- [Data excerpt]
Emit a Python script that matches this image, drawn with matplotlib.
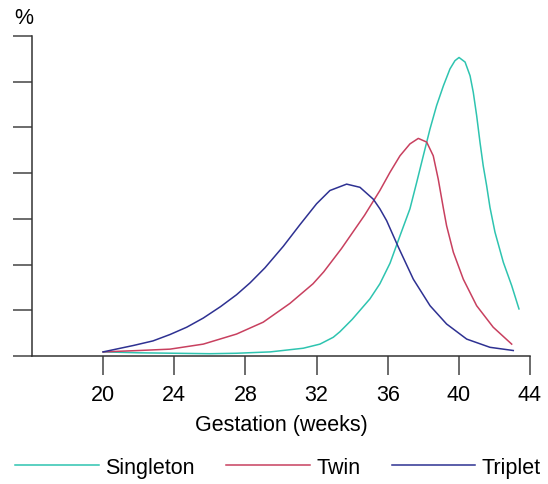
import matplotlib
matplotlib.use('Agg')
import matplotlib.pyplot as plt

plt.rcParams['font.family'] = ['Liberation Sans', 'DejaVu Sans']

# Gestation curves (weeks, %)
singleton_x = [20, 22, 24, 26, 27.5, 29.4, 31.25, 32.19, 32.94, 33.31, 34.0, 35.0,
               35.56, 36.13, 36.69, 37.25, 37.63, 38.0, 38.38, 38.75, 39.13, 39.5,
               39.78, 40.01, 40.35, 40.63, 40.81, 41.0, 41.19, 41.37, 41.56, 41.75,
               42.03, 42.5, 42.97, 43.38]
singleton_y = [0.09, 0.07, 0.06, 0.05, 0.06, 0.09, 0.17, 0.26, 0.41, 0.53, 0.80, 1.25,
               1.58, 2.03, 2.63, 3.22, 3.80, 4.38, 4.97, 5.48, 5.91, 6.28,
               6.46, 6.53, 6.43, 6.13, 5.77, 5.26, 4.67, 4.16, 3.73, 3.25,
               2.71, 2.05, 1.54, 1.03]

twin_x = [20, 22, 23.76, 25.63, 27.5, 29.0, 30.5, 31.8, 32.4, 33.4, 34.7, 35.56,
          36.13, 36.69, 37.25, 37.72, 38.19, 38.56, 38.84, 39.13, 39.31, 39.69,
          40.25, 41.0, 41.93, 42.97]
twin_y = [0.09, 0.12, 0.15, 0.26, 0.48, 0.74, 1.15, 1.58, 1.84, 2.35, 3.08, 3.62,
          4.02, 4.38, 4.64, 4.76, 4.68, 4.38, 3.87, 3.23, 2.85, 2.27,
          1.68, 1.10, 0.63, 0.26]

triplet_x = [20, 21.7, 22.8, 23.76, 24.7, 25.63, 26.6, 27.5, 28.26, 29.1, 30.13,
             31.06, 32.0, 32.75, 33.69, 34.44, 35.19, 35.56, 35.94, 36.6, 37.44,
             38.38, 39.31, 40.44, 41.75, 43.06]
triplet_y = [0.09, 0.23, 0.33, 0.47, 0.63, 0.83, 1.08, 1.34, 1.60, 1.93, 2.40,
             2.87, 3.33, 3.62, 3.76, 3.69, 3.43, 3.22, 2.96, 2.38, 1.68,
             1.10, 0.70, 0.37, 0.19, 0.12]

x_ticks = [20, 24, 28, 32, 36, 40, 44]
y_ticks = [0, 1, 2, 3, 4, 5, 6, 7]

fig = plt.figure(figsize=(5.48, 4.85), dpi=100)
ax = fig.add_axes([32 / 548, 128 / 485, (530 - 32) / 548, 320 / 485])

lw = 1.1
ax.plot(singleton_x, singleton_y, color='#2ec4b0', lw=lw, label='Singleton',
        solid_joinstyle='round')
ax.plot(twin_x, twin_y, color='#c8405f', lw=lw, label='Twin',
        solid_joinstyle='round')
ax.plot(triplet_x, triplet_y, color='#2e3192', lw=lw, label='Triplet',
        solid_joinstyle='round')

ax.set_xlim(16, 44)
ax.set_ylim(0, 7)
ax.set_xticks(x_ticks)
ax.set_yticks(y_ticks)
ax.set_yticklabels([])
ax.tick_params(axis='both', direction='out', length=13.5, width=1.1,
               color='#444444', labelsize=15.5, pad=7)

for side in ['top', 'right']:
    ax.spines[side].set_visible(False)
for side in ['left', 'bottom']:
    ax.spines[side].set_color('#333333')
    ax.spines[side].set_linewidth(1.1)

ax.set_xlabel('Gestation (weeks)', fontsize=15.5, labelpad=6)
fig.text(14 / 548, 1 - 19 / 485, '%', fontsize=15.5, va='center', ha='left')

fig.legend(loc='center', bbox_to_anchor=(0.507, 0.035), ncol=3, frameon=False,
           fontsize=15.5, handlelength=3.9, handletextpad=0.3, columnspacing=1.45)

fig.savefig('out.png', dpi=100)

- [Objective] Pick out every line above that holds the word "matplotlib" and copy it.

- [Correct result]
Emit a Python script that matches this image, drawn with matplotlib.
import matplotlib
matplotlib.use('Agg')
import matplotlib.pyplot as plt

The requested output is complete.